Rickey Butch Walker earned post graduate degrees in science, education, and supervision from TTU, Athens State, Alabama A&M, and UNA. He started work with the Lawrence County Board of Education in 1976 and taught science for 11 years at Speake High School. Starting in 1987, he served as Director of Lawrence County Schools’ Indian Education Program and later Oakville Indian Mounds Education Center; the Indian program was awarded a National Showcase Project by the U.S. Department of Education in 1995. He served as Alabama Indian representative on a grant reading committee for the Department of Education in Washington, DC. In 1994, he was selected to serve on the National Trail of Tears Committee from Alabama with Poarch Creek Chief Eddie Tullis and historian Richard Sheridan. While with Lawrence County Schools, he secured funds to complete the Oakville Indian Mounds Museum and purchase some 120 acres of land containing two ancient Indian mounds. In 2009, he retired after some 33 years with Lawrence County Schools.
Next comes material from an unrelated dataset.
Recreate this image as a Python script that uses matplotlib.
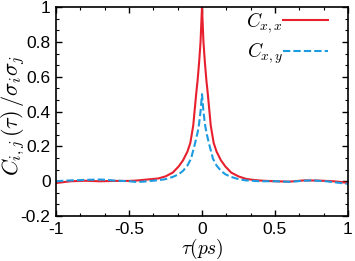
import numpy as np
import matplotlib
matplotlib.use("Agg")
import matplotlib.pyplot as plt
from matplotlib.ticker import MultipleLocator

plt.rcParams['mathtext.fontset'] = 'cm'
plt.rcParams['font.family'] = ['Liberation Sans', 'DejaVu Sans']

# time lag (ps)
tau_xx = [-1.0, -0.95, -0.9, -0.8, -0.7, -0.6, -0.5, -0.45, -0.4, -0.35, -0.3, -0.25, -0.2,
          -0.16, -0.13, -0.1, -0.08, -0.06, -0.04, -0.03, -0.02, -0.01, 0.0,
          0.01, 0.02, 0.03, 0.04, 0.06, 0.08, 0.1, 0.13, 0.16, 0.2, 0.25, 0.3, 0.35,
          0.4, 0.5, 0.6, 0.7, 0.8, 0.9, 0.95, 1.0]
c_xx = [-0.01, -0.005, 0.0, 0.003, 0.0, 0.002, 0.002, 0.004, 0.008, 0.012, 0.016, 0.028, 0.05,
        0.085, 0.12, 0.17, 0.22, 0.32, 0.5, 0.58, 0.68, 0.8, 1.0,
        0.8, 0.68, 0.58, 0.5, 0.32, 0.22, 0.17, 0.12, 0.085, 0.05, 0.028, 0.014, 0.008,
        0.004, 0.0, -0.002, 0.005, 0.004, 0.0, -0.004, -0.01]

tau_xy = [-1.0, -0.95, -0.9, -0.85, -0.8, -0.7, -0.65, -0.6, -0.5, -0.45, -0.4, -0.35, -0.3,
          -0.25, -0.2, -0.16, -0.13, -0.1, -0.075, -0.05, -0.03, -0.02, -0.01, 0.0,
          0.01, 0.02, 0.03, 0.05, 0.075, 0.1, 0.13, 0.16, 0.2, 0.25, 0.3,
          0.4, 0.5, 0.6, 0.7, 0.75, 0.85, 0.95, 1.0]
c_xy = [0.0, 0.003, 0.005, 0.006, 0.008, 0.01, 0.008, 0.004, 0.0, -0.004, -0.002, 0.002, 0.006,
        0.012, 0.025, 0.04, 0.06, 0.09, 0.13, 0.21, 0.28, 0.33, 0.4, 0.5,
        0.4, 0.33, 0.28, 0.21, 0.13, 0.09, 0.06, 0.04, 0.025, 0.012, 0.005,
        0.0, 0.0, -0.003, 0.003, 0.005, 0.0, -0.01, -0.015]

fig = plt.figure(figsize=(3.55, 2.61), dpi=100)
ax = fig.add_axes([0.158, 0.172, 0.822, 0.801])

ax.plot(tau_xx, c_xx, '-', color='#e8202e', lw=1.5, label=r'$C_{x,x}$')
ax.plot(tau_xy, c_xy, '--', color='#1c9be0', lw=1.5, dashes=(3.5, 1.5), label=r'$C_{x,y}$')

ax.set_xlim(-1, 1)
ax.set_ylim(-0.2, 1)
ax.set_xticks([-1, -0.5, 0, 0.5, 1])
ax.set_xticklabels(['-1', '-0.5', '0', '0.5', '1'])
ax.set_yticks([-0.2, 0, 0.2, 0.4, 0.6, 0.8, 1])
ax.set_yticklabels(['-0.2', '0', '0.2', '0.4', '0.6', '0.8', '1'])
ax.xaxis.set_minor_locator(MultipleLocator(1 / 6))
ax.yaxis.set_minor_locator(MultipleLocator(0.2 / 3))
ax.tick_params(which='both', direction='in', top=True, right=True, labelsize=12.5, pad=4)
ax.tick_params(which='major', length=4, width=1)
ax.tick_params(which='minor', length=2, width=0.8)
for s in ax.spines.values():
    s.set_linewidth(1.2)

ax.set_xlabel(r'$\tau(ps)$', fontsize=14, labelpad=0)
ax.set_ylabel(r'$C_{i,j}\,(\tau)\,/\sigma_i\sigma_j$', fontsize=16)
ax.yaxis.set_label_coords(-0.099, 0.483)

ax.legend(loc='upper right', frameon=False, markerfirst=False, fontsize=14,
          handlelength=2.3, handletextpad=0.0, labelspacing=0.3,
          borderaxespad=0.2, bbox_to_anchor=(0.972, 1.04))

fig.savefig('out.png', dpi=100)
In 1966, Rickey Butch Walker began working to help establish the Sipsey Wilderness Area which was dedicated in 1975. For a few years, he wrote weekly articles called Bankhead Back Trails for the Moulton Advertiser. In 1992, he teamed up with Lamar Marshall to begin the Bankhead Monitor to protect the sacred Indian Tomb Hollow, Kinlock Rock Shelter, and High Town Path which became designated historic districts and Traditional Cultural Properties by the U.S. Forest Service. Rickey Butch served as Chairman of the Board of Directors of Bankhead Monitor, Wild Alabama, and Wild South from its beginning in 1992 until it merged with the Southern Appalachian Biodiversity Project in 2006. Walker remains an advocate for protection and preservation of historic sites in the Warrior Mountains and the Tennessee River Valley.
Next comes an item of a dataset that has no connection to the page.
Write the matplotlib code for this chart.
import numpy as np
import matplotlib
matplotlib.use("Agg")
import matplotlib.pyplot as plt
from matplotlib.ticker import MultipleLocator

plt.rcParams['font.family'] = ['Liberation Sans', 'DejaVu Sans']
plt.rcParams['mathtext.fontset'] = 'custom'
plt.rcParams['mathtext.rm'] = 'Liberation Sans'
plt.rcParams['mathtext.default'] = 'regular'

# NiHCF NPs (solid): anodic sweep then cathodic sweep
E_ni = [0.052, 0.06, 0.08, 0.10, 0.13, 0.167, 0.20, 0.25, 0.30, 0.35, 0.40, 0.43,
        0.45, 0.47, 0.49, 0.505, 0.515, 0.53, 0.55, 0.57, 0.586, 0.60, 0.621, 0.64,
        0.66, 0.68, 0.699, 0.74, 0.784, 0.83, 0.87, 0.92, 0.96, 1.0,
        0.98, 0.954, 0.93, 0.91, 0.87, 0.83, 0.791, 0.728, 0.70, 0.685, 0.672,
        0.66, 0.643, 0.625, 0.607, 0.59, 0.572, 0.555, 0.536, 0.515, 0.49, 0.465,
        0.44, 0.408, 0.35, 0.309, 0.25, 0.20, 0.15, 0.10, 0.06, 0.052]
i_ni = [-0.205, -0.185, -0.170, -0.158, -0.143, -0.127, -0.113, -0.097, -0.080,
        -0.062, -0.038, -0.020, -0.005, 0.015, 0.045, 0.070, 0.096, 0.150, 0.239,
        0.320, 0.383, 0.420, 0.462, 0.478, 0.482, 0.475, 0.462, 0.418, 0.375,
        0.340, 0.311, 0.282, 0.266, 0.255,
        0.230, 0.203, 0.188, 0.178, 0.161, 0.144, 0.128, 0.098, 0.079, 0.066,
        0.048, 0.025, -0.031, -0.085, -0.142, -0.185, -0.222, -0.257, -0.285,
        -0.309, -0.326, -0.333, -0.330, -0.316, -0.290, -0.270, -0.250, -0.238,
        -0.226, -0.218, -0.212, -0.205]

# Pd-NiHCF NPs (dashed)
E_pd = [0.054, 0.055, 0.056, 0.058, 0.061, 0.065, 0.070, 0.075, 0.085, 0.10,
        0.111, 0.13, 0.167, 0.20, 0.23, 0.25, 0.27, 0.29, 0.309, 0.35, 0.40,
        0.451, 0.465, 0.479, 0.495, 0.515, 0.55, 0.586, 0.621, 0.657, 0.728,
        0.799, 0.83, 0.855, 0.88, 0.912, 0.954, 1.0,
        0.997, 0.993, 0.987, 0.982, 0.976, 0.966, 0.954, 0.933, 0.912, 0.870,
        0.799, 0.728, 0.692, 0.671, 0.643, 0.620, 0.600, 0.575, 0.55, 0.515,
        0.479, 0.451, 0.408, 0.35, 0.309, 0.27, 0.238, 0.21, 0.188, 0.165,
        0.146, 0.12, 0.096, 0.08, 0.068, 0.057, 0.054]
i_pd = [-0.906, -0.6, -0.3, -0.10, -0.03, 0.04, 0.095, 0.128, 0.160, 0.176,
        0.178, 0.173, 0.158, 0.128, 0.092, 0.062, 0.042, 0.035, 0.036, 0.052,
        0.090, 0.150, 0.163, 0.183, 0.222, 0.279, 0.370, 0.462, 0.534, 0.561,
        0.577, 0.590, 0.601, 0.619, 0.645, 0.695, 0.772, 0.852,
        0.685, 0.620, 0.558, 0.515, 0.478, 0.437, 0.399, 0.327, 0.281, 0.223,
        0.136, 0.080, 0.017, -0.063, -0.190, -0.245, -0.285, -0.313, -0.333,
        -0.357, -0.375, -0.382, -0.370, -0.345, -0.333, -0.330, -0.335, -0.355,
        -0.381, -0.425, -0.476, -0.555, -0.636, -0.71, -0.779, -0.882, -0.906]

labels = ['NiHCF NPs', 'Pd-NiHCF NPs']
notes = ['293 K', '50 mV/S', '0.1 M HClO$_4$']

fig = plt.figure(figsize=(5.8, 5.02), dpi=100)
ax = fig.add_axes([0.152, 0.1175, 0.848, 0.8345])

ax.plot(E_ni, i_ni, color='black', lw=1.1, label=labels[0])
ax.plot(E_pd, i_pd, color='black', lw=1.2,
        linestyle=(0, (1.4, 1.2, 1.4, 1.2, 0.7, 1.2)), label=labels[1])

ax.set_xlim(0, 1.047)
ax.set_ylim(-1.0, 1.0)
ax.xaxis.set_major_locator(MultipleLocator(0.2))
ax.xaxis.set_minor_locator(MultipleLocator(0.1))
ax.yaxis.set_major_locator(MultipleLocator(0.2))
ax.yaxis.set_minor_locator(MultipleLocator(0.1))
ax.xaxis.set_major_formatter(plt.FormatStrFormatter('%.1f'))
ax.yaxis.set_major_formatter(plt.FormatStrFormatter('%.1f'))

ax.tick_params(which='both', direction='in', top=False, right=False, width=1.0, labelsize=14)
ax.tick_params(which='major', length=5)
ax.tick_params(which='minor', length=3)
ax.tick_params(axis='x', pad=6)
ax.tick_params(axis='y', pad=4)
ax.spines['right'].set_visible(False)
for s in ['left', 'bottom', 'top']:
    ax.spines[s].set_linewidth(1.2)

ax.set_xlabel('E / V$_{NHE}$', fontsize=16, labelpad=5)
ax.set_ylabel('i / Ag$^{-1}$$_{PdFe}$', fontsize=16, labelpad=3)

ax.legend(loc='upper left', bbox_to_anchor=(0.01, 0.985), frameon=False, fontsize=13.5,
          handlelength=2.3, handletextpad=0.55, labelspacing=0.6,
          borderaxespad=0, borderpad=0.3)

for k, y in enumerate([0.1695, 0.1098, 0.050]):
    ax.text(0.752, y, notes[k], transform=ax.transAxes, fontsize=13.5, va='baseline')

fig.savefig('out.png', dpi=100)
Rickey Butch Walker is currently a writer and author of several books: Appalachian Indians of the Warrior Mountains; Appalachian Indian Trails of the Chickamauga: Lower Cherokee Settlements; Celtic Indian Boy of Appalachia: A Scots Irish Cherokee Childhood; Chickasaw Chief George Colbert: His Family & His Country; Doublehead: Last Chickamauga Cherokee Chief; Cotton Was King and many more. He anticipates Cotton Was King: Volume II will be published in August 2018. He is currently working on a series of cotton plantation books on northwest Alabama.